In June 1975, Mayor Frank L. Rizzo named Mr. Downey a deputy city managing director. That was the decade when Rizzo sprinkled City Hall with former media types.

But working at City Hall didn't spare Mr. Downey the wrath of residents of Queen Village, who argued that a liquor license for his planned restaurant would add to parking problems there.

Around St. Patrick's Day in 1976, Mr. Downey began his third career - besides broadcasting and City Hall - by opening the restaurant (with a liquor license), which a reviewer said served "the best Irish coffee in Philadelphia."

The bar's bar was once the counter of a Dublin bank, old front pages of newspapers covered the walls, and artwork graced the ceiling - perhaps, the reviewer wrote, for any who might end the evening flat on the floor.

Earlier in 1976, Mr. Downey had become a deputy to Albert V. Gaudiosi, who was both city representative and director of commerce.

Mr. Downey was also a board member of Philadelphia '76, the planner of the Bicentennial celebration of the Declaration of Independence. Before the year was out, he resigned from both jobs to focus on his restaurant.

Staying at City Hall might have been safer.

In 1979, on the morning after a successful St. Patrick's Day, Mr. Downey was counting receipts in his apartment above the restaurant when three men attacked him and escaped with $8,000 in cash and $2,000 in checks.

Beaten with a crowbar, he suffered a fractured forehead and facial cuts.

The attackers pleaded guilty on the day that Mr. Downey married his third wife, Meg Kelly, his former pastry chef. His first wife, Phyllis, had died in a plane crash near Lewistown, Pa., in 1968.

Sinatra wasn't the only celebrity to visit Downey's.

In 1980, a columnist reported that bandleader Harry James recently had walked in with singers Dennis Day and Fran Warren.

Mr. Downey reminded James that, by winning a Hartford, Conn., magazine contest in 1948, he had earned a two-week singing engagement with the James band in Manhattan.

(Mr. Downey was a nephew of Morton Downey, voted radio singer of the year in 1932, and was a cousin of TV host Morton Downey Jr.)
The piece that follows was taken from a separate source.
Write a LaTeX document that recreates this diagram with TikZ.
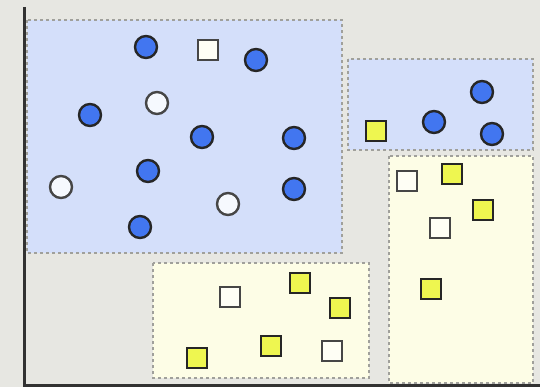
\documentclass[tikz,border=0pt]{standalone}
\usepackage{tikz}
\usetikzlibrary{positioning}
\definecolor{bgGray}{RGB}{231, 231, 226}
\definecolor{axisGray}{RGB}{50, 50, 50}
\definecolor{regionBlue}{RGB}{212, 223, 250}
\definecolor{regionYellow}{RGB}{253, 253, 230}
\definecolor{dotBlue}{RGB}{66, 118, 240}
\definecolor{markYellow}{RGB}{238, 246, 80}
\definecolor{edgeGray}{RGB}{160, 160, 155}
\definecolor{hollowGray}{RGB}{70, 70, 70}

\begin{document}
\begin{tikzpicture}[
    x=1pt, y=-1pt,
    region/.style={draw=edgeGray, dashed, line width=1.2pt},
    fullcirc/.style={circle, draw=black!85, fill=dotBlue, line width=2.4pt,
                     minimum size=22pt, inner sep=0pt},
    hollowcirc/.style={circle, draw=hollowGray, fill=white!80!regionBlue, line width=2.4pt,
                       minimum size=22pt, inner sep=0pt},
    fullsq/.style={rectangle, draw=black!85, fill=markYellow, line width=2.4pt,
                   minimum size=20.5pt, inner sep=0pt},
    hollowsq/.style={rectangle, draw=hollowGray, fill=white!60!regionYellow, line width=2.4pt,
                     minimum size=20.5pt, inner sep=0pt},
  ]
    \useasboundingbox (0,0) rectangle (540,387);
    \fill[bgGray] (0,0) rectangle (540,387);

    % regions
    \filldraw[region, fill=regionBlue] (27,20) rectangle (342,253);
    \filldraw[region, fill=regionBlue] (348,59) rectangle (533,150);
    \filldraw[region, fill=regionYellow] (153,263) rectangle (369,378);
    \filldraw[region, fill=regionYellow] (389,156) rectangle (533,383);

    % axes
    \coordinate (top) at (24,7);
    \coordinate (origin) at (24,385);
    \coordinate (right) at (540,385);
    \draw[axisGray, line width=3pt] (top) -- (origin) -- (right);

    % large blue region
    \node[fullcirc] (A1) at (146,47) {};
    \node[hollowsq] (A2) at (208,50) {};
    \node[fullcirc] (A3) at (256,60) {};
    \node[fullcirc] (A4) at (90,115) {};
    \node[hollowcirc] (A5) at (157,103) {};
    \node[fullcirc] (A6) at (202,137) {};
    \node[fullcirc] (A7) at (294,138) {};
    \node[fullcirc] (A8) at (148,171) {};
    \node[hollowcirc] (A9) at (61,187) {};
    \node[hollowcirc] (A10) at (228,204) {};
    \node[fullcirc] (A11) at (294,189) {};
    \node[fullcirc] (A12) at (140,227) {};

    % small blue region
    \node[fullsq] (B1) at (376,131) {};
    \node[fullcirc] (B2) at (434,122) {};
    \node[fullcirc] (B3) at (482,92) {};
    \node[fullcirc] (B4) at (492,134) {};

    % right yellow region
    \node[hollowsq] (C1) at (407,181) {};
    \node[fullsq] (C2) at (452,174) {};
    \node[fullsq] (C3) at (483,210) {};
    \node[hollowsq] (C4) at (440,228) {};
    \node[fullsq] (C5) at (431,289) {};

    % bottom yellow region
    \node[hollowsq] (D1) at (230,297) {};
    \node[fullsq] (D2) at (300,283) {};
    \node[fullsq] (D3) at (340,308) {};
    \node[fullsq] (D4) at (197,358) {};
    \node[fullsq] (D5) at (271,346) {};
    \node[hollowsq] (D6) at (332,351) {};
\end{tikzpicture}
\end{document}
"You did the right thing, opening your own nightspot," James was reported to have told him. "You never have to worry about getting fired."

Jack Downey won a few awards, too. In July 1969, the Greater Philadelphia Chamber of Commerce named him man of the month. In 1972, the Philadelphia Press Association gave him its annual honor for best radio editorial.

And in 1966-67, he was the fifth president of the Broadcast Pioneers of Philadelphia. That organization's Web site states that early in his career, Mr. Downey was a dance-band singer, a TV director in New York City, and a program director at WCAU-TV (Channel 10).

At 82 in 2003, Mr. Downey decided to sell the place where he had lived out long nights and happy memories.

Mr. Downey's daughter Denise Longbine said he was also survived by another daughter, Kathleen; former wives Diane Mothershead and Kelly; two nephews; and five nieces.

A September memorial event is planned for family and friends; no date or place has been set.